Gente da nossa estampa
não pede juras nem faz,
ama e passa e não demonstra
sua guerra, sua paz.
– Quando o galo me chamou
parti sem olhar pra trás,
porque morena eu sabia,
se olhasse não conseguia
sair dali nunca mais.

Refrão
Vi um rosto na janela,
parei na beira da estrada,
cheguei na boca da noite,
saí de madrugada”.

Inicialmente, a música tinha apenas essas duas estrofes e o refrão. Ao ser inscrita no 3° Festival Internacional da Canção Popular, Vanzolini acrescentou mais uma estrofe:

“O vento vai pra onde quer
a água corre pro mar
nuvem alta em mão de vento
é o jeito da água voltar.
– Morena, se acaso um dia,
tempestade te apanhar,
não foge da ventania,
da chuva que rodopia,
– Sou eu mesmo a te abraçar”.

Interpretada por Ivete e o conjunto vocal Canto 4, “Boca da noite” classificou-se para a finalíssima da fase nacional, ficando em 8° lugar, numa noite em que o júri deu a vitória a “Sabiá”, de Jobim e Chico Buarque, sob o protesto unânime de um Maracanãzinho lotado exigindo o 1° lugar para “Caminhando”, de Geraldo Vandré.

Toquinho tem mais duas canções com letra de Paulo Vanzolini: “No fim não se perde nada” e “Noite longa”, compostas na mesma época.
Em 1969, Toquinho tornou-se parceiro de Jorge BenJor: “Eu tinha uma namorada, a Carolina.
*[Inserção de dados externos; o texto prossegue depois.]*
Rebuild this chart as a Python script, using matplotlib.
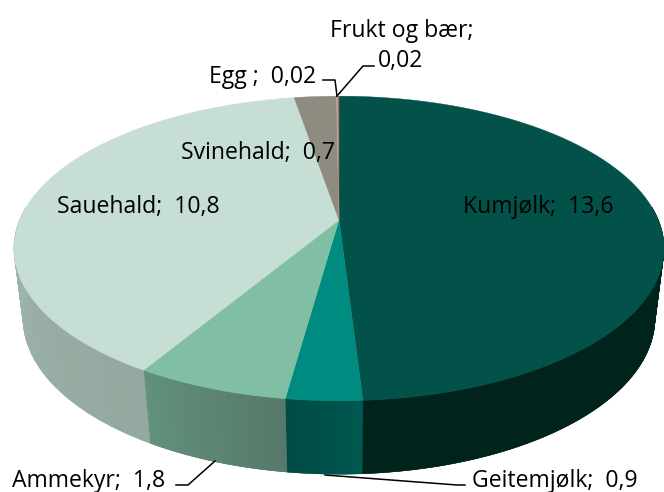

E o Jorge Benjor começou a namorar a prima dela”, conta Toquinho. “Saíamos pela madrugada, íamos com freqüência ao Patachou, um restaurante da rua Augusta, tocava-se violão, era muito agradável. Criou-se então uma amizade maior entre mim e o Jorge. Na casa dessa minha namorada, a Carolina, nós ficávamos comendo pão de queijo e tocando violão. Um dia  ele me mostrou um tema musical, e fizemos uma música, que foi Que maravilha. Ele me mostrou a primeira parte: “Lá fora está chovendo/ Mas assim mesmo eu vou correndo/ Só pra ver o meu amor./ Ela vem toda de branco/ toda molhada e despenteada/ Que maravilha, que coisa linda que é o meu amor”. Desenvolvemos o restante do tema, e eu fiz a letra da segunda parte: “Por entre bancários, automóveis, ruas e avenidas/ Milhões de buzinas tocando sem cessar/ Ela vem chegando de branco, meiga e muito tímida/ Com a chuva molhando seu corpo que eu vou abraçar./ E a gente no meio da rua, do mundo, no meio da chuva/ A girar, que maravilha, a girar, que maravilha”. E logo inscrevemos a música num programa da TV Tupi, um concurso mensal chamado Feira da Música Popular Brasileira. Queríamos que a Gal cantasse, mas ela não podia. Nós mesmos cantamos, o Jorge e eu, e a música pegou o 1o lugar. Gravamos “Que maravilha” e foi realmente a primeira música minha que fez um grande sucesso. Entrou nas paradas, foi muito tocada no rádio, as pessoas cantavam na rua. Do outro lado do disco tinha Carolina, Carol bela, uma canção também feita por nós. Fizemos mais uma música para o Cassius Marcellus Klay, e outra chamada Zana. O Jorge Benjor é uma pessoa muito especial, meu amigo até hoje. Tem uma marcante força intuitiva, rítmica e poética”.

A boa classificação de “Boca da noite” no Festival Internacional e o surgimento vitorioso de “Que maravilha” fizeram com que Toquinho começasse a ganhar destaque como compositor. “Nessa época, primeiro semestre de 69, para marcar o lançamento de ‘Que maravilha’, resolvemos fazer um show dirigido pelo Fernando Faro”, lembra Toquinho. “O show chamou-se ‘Que maravilha’ e foi apresentado no Teatro Cacilda Becker. Além de mim, participavam Paulinho da Viola, Aracy de Almeida, Jorge Benjor, o Trio do Luiz Melo e o Trio Mocotó, formado pelo Nereu, no pandeiro, Fritz, na cuíca e Joãozinho Paraíba, na percussão. Eles tocavam no Jogral e foram arrebanhados pelo Jorge e lançados nesse show. Um time, portanto, pra ninguém botar defeito, capaz de chamar, como se esperava, um grande público. Ao contrário: o show foi um fracasso total, ninguém foi ver. Numa noite chegamos a atuar para 20 pessoas pagantes. Era triste, mas mesmo trabalhando para pouca gente fazíamos daquilo uma curtição”.